→ Challenge
Can you transcribe every line exactly and leave the pictures behind?

-- start of Information supplied --

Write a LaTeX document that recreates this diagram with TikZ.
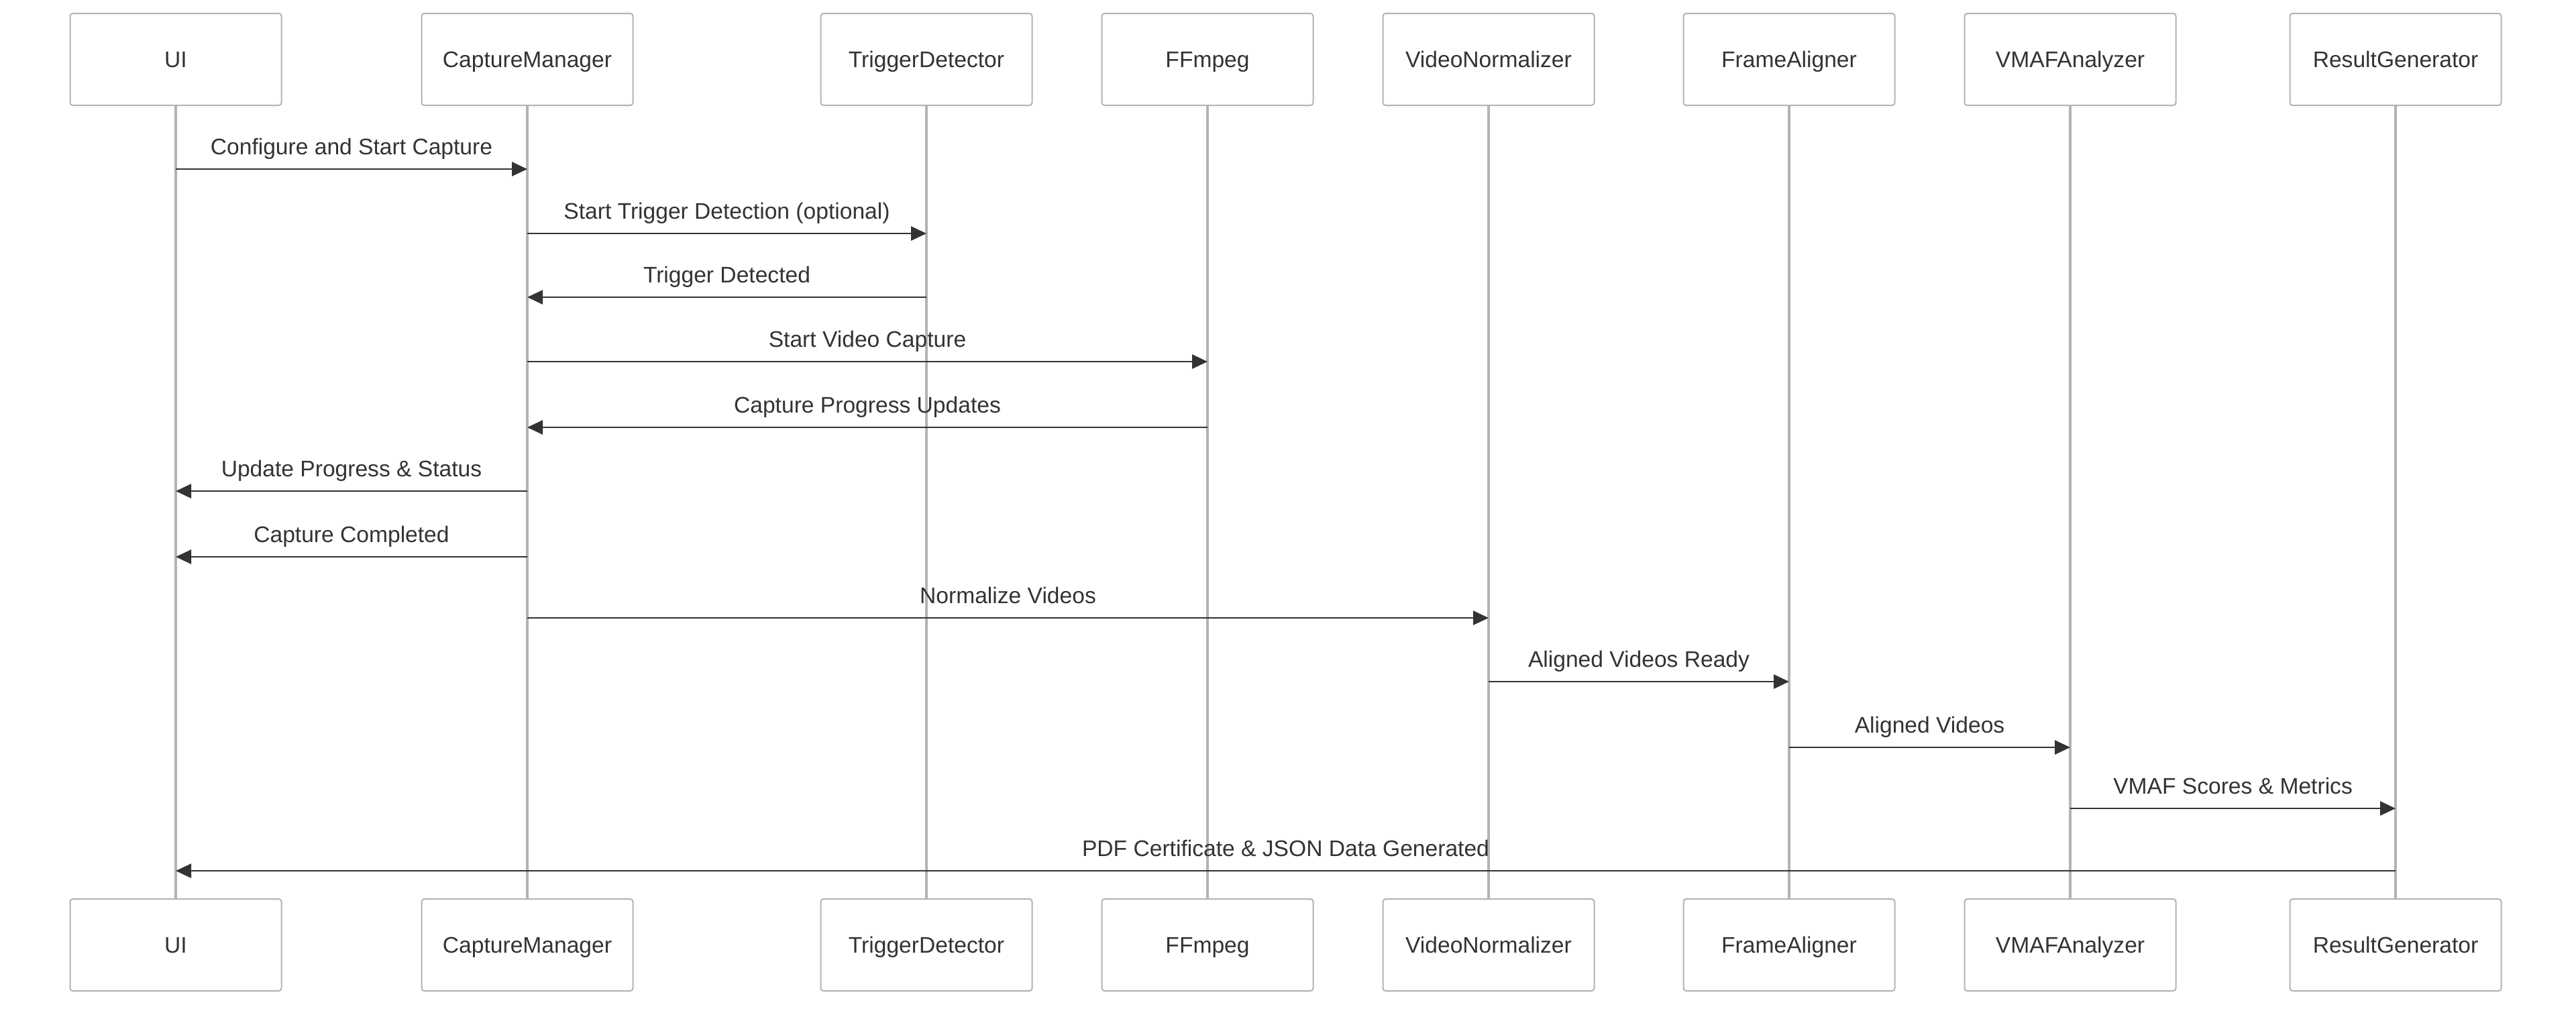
\documentclass[tikz,border=0pt]{standalone}
\usepackage{fontspec}
\setmainfont{Liberation Sans}
\usetikzlibrary{arrows.meta}

\definecolor{ink}{HTML}{333333}
\definecolor{rule}{HTML}{B3B3B3}

\tikzset{
  actor/.style={draw=rule, line width=0.5pt, fill=white, rounded corners=1pt,
    minimum width=78.75pt, minimum height=34.25pt, inner sep=0pt,
    text height=5.9pt, text depth=0pt, text=ink,
    font=\fontsize{8.4}{10}\selectfont},
  lifeline/.style={draw=rule, line width=1pt},
  msg/.style={draw=ink, line width=0.7pt,
    -{Triangle[length=5.75pt,width=5.25pt]}},
  msglabel/.style={anchor=base, inner sep=0pt, yshift=5.5pt, text=ink,
    font=\fontsize{8.4}{10}\selectfont},
}

\begin{document}
\begin{tikzpicture}[x=0.25pt, y=-0.25pt]
  % canvas
  \fill[white] (0,0) rectangle (3840,1503);
  \useasboundingbox (0,0) rectangle (3840,1503);

  % participant boxes, top and bottom
  \foreach \id/\xx/\name in {ui/262/UI, cm/786/CaptureManager,
      td/1381/TriggerDetector, ff/1800/FFmpeg, vn/2219/VideoNormalizer,
      fa/2667/FrameAligner, va/3086/VMAFAnalyzer, rg/3571/ResultGenerator}{
    \node[actor] (t-\id) at (\xx,88.5) {\name};
    \node[actor] (b-\id) at (\xx,1408.5) {\name};
  }

  % lifelines
  \foreach \id in {ui,cm,td,ff,vn,fa,va,rg}{
    \draw[lifeline] (t-\id.south) -- (b-\id.north);
  }

  % message rows
  \coordinate (r1) at (0,252);
  \coordinate (r2) at (0,348);
  \coordinate (r3) at (0,443);
  \coordinate (r4) at (0,539);
  \coordinate (r5) at (0,637);
  \coordinate (r6) at (0,732);
  \coordinate (r7) at (0,830);
  \coordinate (r8) at (0,921);
  \coordinate (r9) at (0,1016);
  \coordinate (r10) at (0,1114);
  \coordinate (r11) at (0,1205);
  \coordinate (r12) at (0,1298);

  % messages
  \draw[msg] (t-ui |- r1) -- (t-cm |- r1)
    node[msglabel, midway] {Configure and Start Capture};
  \draw[msg] (t-cm |- r2) -- (t-td |- r2)
    node[msglabel, midway] {Start Trigger Detection (optional)};
  \draw[msg] (t-td |- r3) -- (t-cm |- r3)
    node[msglabel, midway] {Trigger Detected};
  \draw[msg] (t-cm |- r4) -- (t-ff |- r4)
    node[msglabel, midway] {Start Video Capture};
  \draw[msg] (t-ff |- r5) -- (t-cm |- r5)
    node[msglabel, midway] {Capture Progress Updates};
  \draw[msg] (t-cm |- r6) -- (t-ui |- r6)
    node[msglabel, midway] {Update Progress \& Status};
  \draw[msg] (t-cm |- r7) -- (t-ui |- r7)
    node[msglabel, midway] {Capture Completed};
  \draw[msg] (t-cm |- r8) -- (t-vn |- r8)
    node[msglabel, midway] {Normalize Videos};
  \draw[msg] (t-vn |- r9) -- (t-fa |- r9)
    node[msglabel, midway] {Aligned Videos Ready};
  \draw[msg] (t-fa |- r10) -- (t-va |- r10)
    node[msglabel, midway] {Aligned Videos};
  \draw[msg] (t-va |- r11) -- (t-rg |- r11)
    node[msglabel, midway] {VMAF Scores \& Metrics};
  \draw[msg] (t-rg |- r12) -- (t-ui |- r12)
    node[msglabel, midway] {PDF Certificate \& JSON Data Generated};
\end{tikzpicture}
\end{document}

-- end of Information supplied --

→ Task result
Write a LaTeX document that recreates this diagram with TikZ.
\documentclass[tikz,border=0pt]{standalone}
\usepackage{fontspec}
\setmainfont{Liberation Sans}
\usetikzlibrary{arrows.meta}

\definecolor{ink}{HTML}{333333}
\definecolor{rule}{HTML}{B3B3B3}

\tikzset{
  actor/.style={draw=rule, line width=0.5pt, fill=white, rounded corners=1pt,
    minimum width=78.75pt, minimum height=34.25pt, inner sep=0pt,
    text height=5.9pt, text depth=0pt, text=ink,
    font=\fontsize{8.4}{10}\selectfont},
  lifeline/.style={draw=rule, line width=1pt},
  msg/.style={draw=ink, line width=0.7pt,
    -{Triangle[length=5.75pt,width=5.25pt]}},
  msglabel/.style={anchor=base, inner sep=0pt, yshift=5.5pt, text=ink,
    font=\fontsize{8.4}{10}\selectfont},
}

\begin{document}
\begin{tikzpicture}[x=0.25pt, y=-0.25pt]
  % canvas
  \fill[white] (0,0) rectangle (3840,1503);
  \useasboundingbox (0,0) rectangle (3840,1503);

  % participant boxes, top and bottom
  \foreach \id/\xx/\name in {ui/262/UI, cm/786/CaptureManager,
      td/1381/TriggerDetector, ff/1800/FFmpeg, vn/2219/VideoNormalizer,
      fa/2667/FrameAligner, va/3086/VMAFAnalyzer, rg/3571/ResultGenerator}{
    \node[actor] (t-\id) at (\xx,88.5) {\name};
    \node[actor] (b-\id) at (\xx,1408.5) {\name};
  }

  % lifelines
  \foreach \id in {ui,cm,td,ff,vn,fa,va,rg}{
    \draw[lifeline] (t-\id.south) -- (b-\id.north);
  }

  % message rows
  \coordinate (r1) at (0,252);
  \coordinate (r2) at (0,348);
  \coordinate (r3) at (0,443);
  \coordinate (r4) at (0,539);
  \coordinate (r5) at (0,637);
  \coordinate (r6) at (0,732);
  \coordinate (r7) at (0,830);
  \coordinate (r8) at (0,921);
  \coordinate (r9) at (0,1016);
  \coordinate (r10) at (0,1114);
  \coordinate (r11) at (0,1205);
  \coordinate (r12) at (0,1298);

  % messages
  \draw[msg] (t-ui |- r1) -- (t-cm |- r1)
    node[msglabel, midway] {Configure and Start Capture};
  \draw[msg] (t-cm |- r2) -- (t-td |- r2)
    node[msglabel, midway] {Start Trigger Detection (optional)};
  \draw[msg] (t-td |- r3) -- (t-cm |- r3)
    node[msglabel, midway] {Trigger Detected};
  \draw[msg] (t-cm |- r4) -- (t-ff |- r4)
    node[msglabel, midway] {Start Video Capture};
  \draw[msg] (t-ff |- r5) -- (t-cm |- r5)
    node[msglabel, midway] {Capture Progress Updates};
  \draw[msg] (t-cm |- r6) -- (t-ui |- r6)
    node[msglabel, midway] {Update Progress \& Status};
  \draw[msg] (t-cm |- r7) -- (t-ui |- r7)
    node[msglabel, midway] {Capture Completed};
  \draw[msg] (t-cm |- r8) -- (t-vn |- r8)
    node[msglabel, midway] {Normalize Videos};
  \draw[msg] (t-vn |- r9) -- (t-fa |- r9)
    node[msglabel, midway] {Aligned Videos Ready};
  \draw[msg] (t-fa |- r10) -- (t-va |- r10)
    node[msglabel, midway] {Aligned Videos};
  \draw[msg] (t-va |- r11) -- (t-rg |- r11)
    node[msglabel, midway] {VMAF Scores \& Metrics};
  \draw[msg] (t-rg |- r12) -- (t-ui |- r12)
    node[msglabel, midway] {PDF Certificate \& JSON Data Generated};
\end{tikzpicture}
\end{document}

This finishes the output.